Born December 13, 1944, in Port Chester, NY; married; children: two. Ethnicity: "Serbo-Croatian." Education: Attended St. Joseph Seminary; Union Theological Seminary, Ph.D. (Bible studies), 1980. Politics: Democrat. Religion: Roman Catholic.

ADDRESSES:

Home—Cortlandt Manor, NY. Agent—c/o Author Mail, Farrar, Strauss & Giroux, 19 Union Square W., New York, NY 10003.

CAREER:

Catholic chaplain at Columbia University, New York, NY, c.1970s-80s; currently associate director, Care for the Homeless (multiservice organization), New York, NY.

WRITINGS:

Beyond Naïve Belief: The Bible and Adult Catholic Faith, Crossroad (New York, NY), 1994.

The Changing Priesthood: From the Bible to the Twenty-first Century, T. More (Allen, TX), 1996.

The Other Side of the Altar: One Man's Life in the Catholic Priesthood, Farrar, Straus, & Giroux (New York, NY), 2003.

SIDELIGHTS:

Paul Dinter is a resigned priest who, through his writing, has revealed the inner conflicts of Roman Catholic priests, who sometimes turn to alcohol and sexual abuse to cope with intense loneliness and sexual frustration.
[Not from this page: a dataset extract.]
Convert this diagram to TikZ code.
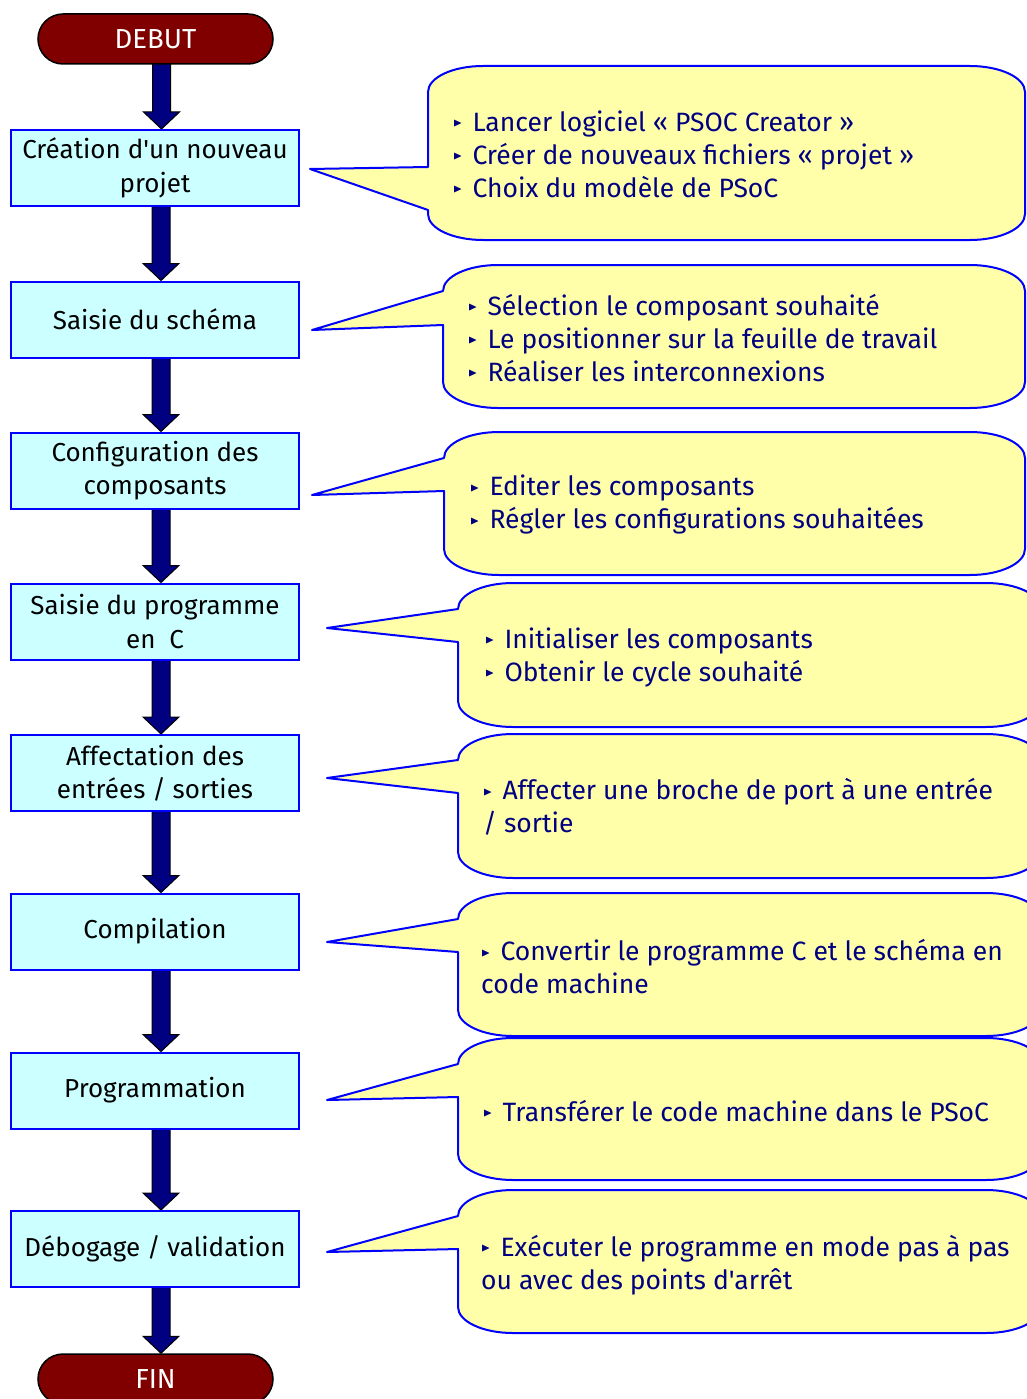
\documentclass[tikz,border=0pt]{standalone}
\usepackage{fontspec}
\setmainfont{Fira Sans}[Ligatures=TeXOff]
\usepackage{amssymb}
\usetikzlibrary{calc,shapes.misc,backgrounds}

\definecolor{termred}{HTML}{800000}
\definecolor{flownavy}{HTML}{000080}
\definecolor{stepfill}{HTML}{CCFFFF}
\definecolor{stepline}{HTML}{0000FF}
\definecolor{notefill}{HTML}{FFFFAA}

% small triangular bullet
\newcommand\puce{\raisebox{0.17em}{\scalebox{0.45}{$\blacktriangleright$}}\hspace{0.38em}}

% rounded callout body with a wedge pointing left
% #1 left, #2 top, #3 right, #4 bottom, #5 tip x, #6 tip y, #7 wedge top, #8 wedge bottom
\newcommand\bulle[8]{%
  \draw[notebox]
    ({#1},{#7}) -- ({#5},{#6}) -- ({#1},{#8})
    -- ({#1},{#4-26}) .. controls ({#1},{#4-11.6}) and ({#1+24.6},{#4}) .. ({#1+55},{#4})
    -- ({#3-55},{#4}) .. controls ({#3-24.6},{#4}) and ({#3},{#4-11.6}) .. ({#3},{#4-26})
    -- ({#3},{#2+26}) .. controls ({#3},{#2+11.6}) and ({#3-24.6},{#2}) .. ({#3-55},{#2})
    -- ({#1+55},{#2}) .. controls ({#1+24.6},{#2}) and ({#1},{#2+11.6}) .. ({#1},{#2+26})
    -- cycle;}

% block arrow between two nodes (drawn slightly right of the centre line)
\newcommand\flow[2]{%
  \draw[flowarrow] let \p1=(#1.south), \p2=(#2.north) in
    (\x1-3pt,\y1+3pt) -- (\x1-3pt,\y2+17pt) -- (\x1-12pt,\y2+17pt) -- (\x1+6pt,\y2)
    -- (\x1+24pt,\y2+17pt) -- (\x1+15pt,\y2+17pt) -- (\x1+15pt,\y1+3pt) -- cycle;}

\tikzset{
  term/.style={rounded rectangle, draw=black, line width=1.5pt, fill=termred,
    text=white, minimum width=235pt, minimum height=50pt, inner sep=0pt,
    font=\fontsize{27.5}{33}\selectfont},
  stepbox/.style={rectangle, draw=stepline, line width=2pt, fill=stepfill,
    minimum width=288pt, minimum height=76pt, inner sep=0pt, align=center,
    font=\fontsize{26}{33.5}\selectfont},
  notebox/.style={draw=stepline, line width=2pt, fill=notefill, line join=round},
  notetext/.style={anchor=west, inner sep=0pt, align=left, text=flownavy,
    font=\fontsize{26.5}{33}\selectfont},
  flowarrow/.style={draw=black, line width=1pt, fill=flownavy, line join=miter},
}

\begin{document}
\begin{tikzpicture}[x=1pt,y=-1pt]
\useasboundingbox (0,0) rectangle (1027,1399);
\clip (0,0) rectangle (1027,1399);

% callouts
\bulle{428}{66}{1025}{240}{310}{169}{167}{210}
\bulle{443}{265}{1025}{408}{312}{330}{291}{325}
\bulle{444}{432}{1025}{575}{312}{495}{458}{491}
\bulle{458}{583}{1041}{727}{327}{628}{609}{642}
\bulle{458}{734}{1041}{878}{327}{778}{760}{793}
\bulle{458}{893}{1041}{1036}{327}{942}{919}{952}
\bulle{458}{1038}{1041}{1180}{327}{1100}{1064}{1097}
\bulle{458}{1190}{1041}{1333}{327}{1252}{1216}{1249}

\node[notetext] (t1) at (453,154) {\puce Lancer logiciel « PSOC Creator »\\
  \puce Créer de nouveaux fichiers « projet »\\ \puce Choix du modèle de PSoC};
\node[notetext] (t2) at (468,338) {\puce Sélection le composant souhaité\\
  \puce Le positionner sur la feuille de travail\\ \puce Réaliser les interconnexions};
\node[notetext] (t3) at (470,504.5) {\puce Editer les composants\\
  \puce Régler les configurations souhaitées};
\node[notetext] (t4) at (485,657) {\puce Initialiser les composants\\
  \puce Obtenir le cycle souhaité};
\node[notetext] (t5) at (483,807) {\puce Affecter une broche de port à une entrée\\
  / sortie};
\node[notetext] (t6) at (481,967) {\puce Convertir le programme C et le schéma en\\
  code machine};
\node[notetext] (t7) at (483,1111) {\puce Transférer le code machine dans le PSoC};
\node[notetext] (t8) at (481,1265) {\puce Exécuter le programme en mode pas à pas\\
  ou avec des points d'arrêt};

% flow chart
\node[term] (debut) at (155.5,39) {DEBUT};
\node[stepbox] (s1) at (155,168) {Création d'un nouveau\\ projet};
\node[stepbox] (s2) at (155,319.5) {Saisie du schéma};
\node[stepbox] (s3) at (155,470.5) {Configuration des\\ composants};
\node[stepbox] (s4) at (155,621.5) {Saisie du programme\\ en~ C};
\node[stepbox] (s5) at (155,773) {Affectation des\\ entrées / sorties};
\node[stepbox] (s6) at (155,931.5) {Compilation};
\node[stepbox] (s7) at (155,1090.5) {Programmation};
\node[stepbox] (s8) at (155,1249) {Débogage / validation};
\node[term] (fin) at (155.5,1379) {FIN};

\begin{pgfonlayer}{background}
\flow{debut}{s1}
\flow{s1}{s2}
\flow{s2}{s3}
\flow{s3}{s4}
\flow{s4}{s5}
\flow{s5}{s6}
\flow{s6}{s7}
\flow{s7}{s8}
\flow{s8}{fin}
\end{pgfonlayer}
\end{tikzpicture}
\end{document}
In his book, The Other Side of the Altar: One Man's Life in the Catholic Priesthood, Dinter vividly portrays the private life of a priest, a vocation whose requirement of celibacy he laid aside in 1994 amidst a rash of sex scandals within the church.

America reviewer Paul Wilkes described The Other Side of the Altar as a "searing, unblinking and perceptive look behind the shroud that once clouded our view of the priesthood." Wilkes added that "Dinter provides an achingly human and ultimately transcendent portrait of what the formation was like, how priests were at once revered (and sometimes tempted) by their flock."

Dinter became acquainted with the church after he became an altar boy in the 1950s. He entered the archdiocese of New York's St. Joseph Seminary in 1964 and served as a Catholic chaplain at Columbia University for fifteen years before resigning from the priesthood. Wilkes said that students at the seminary during Dinter's years were "disciplined to need neither to communicate nor to commune with others, a training that would follow them to their lonely rectories and, sadly, shape some of them into misanthropes whose typical subterfuges have been booze, boys, or the boob tube."

In addition to discussing the loneliness among priests, The Other Side of the Altar discusses the church's obsession with power. Dinter describes priests who are often more loyal to their "brothers" in the priesthood than to parishioners. He cites several examples of priests being demeaned by their superiors. Wilkes described Dinter's portrayal of the dichotomy between the radically changing outside world and the church as "vivid" and noted that Dinter gives an excellent description of the church "whose hierarchal structures remained firmly rooted in principles of medieval autocracy."

The Other Side of the Altar is graphic and readers may find some description upsetting. John-Leonard Berg commented in Library Journal, "Some of the material is disturbing, as Dinter airs the church's dirty laundry, though most is nostalgic reminiscence. This honest portrayal of one man's struggle with celibacy, sexuality, and power is also a call for systematic change."

After leaving the priesthood, Dinter secured employment as director of a women's shelter operated by Care for the Homeless in New York City.

BIOGRAPHICAL AND CRITICAL SOURCES:

PERIODICALS

America, April 7, 2003, Paul Wilkes, "From Inside Out to Out," p. 28.

Booklist, February 1, 2003, June Sawyers, review of The Other Side of the Altar: One Man's Life in the Catholic Priesthood, p. 957.

Commonweal, March 10, 1995, Dennis O'Brien, review of Beyond Naïve Belief: The Bible and Adult Catholic Faith, pp. 20-22.

Library Journal, February 15, 2003, John-Leonard Berg, review of The Other Side of the Altar, p. 142.

Publishers Weekly, March 3, 2003, review of The Other Side of the Altar, p. 72.

Theological Studies, December, 1995, Richard J. Sklba, review of Beyond Naïve Belief, pp. 771-772.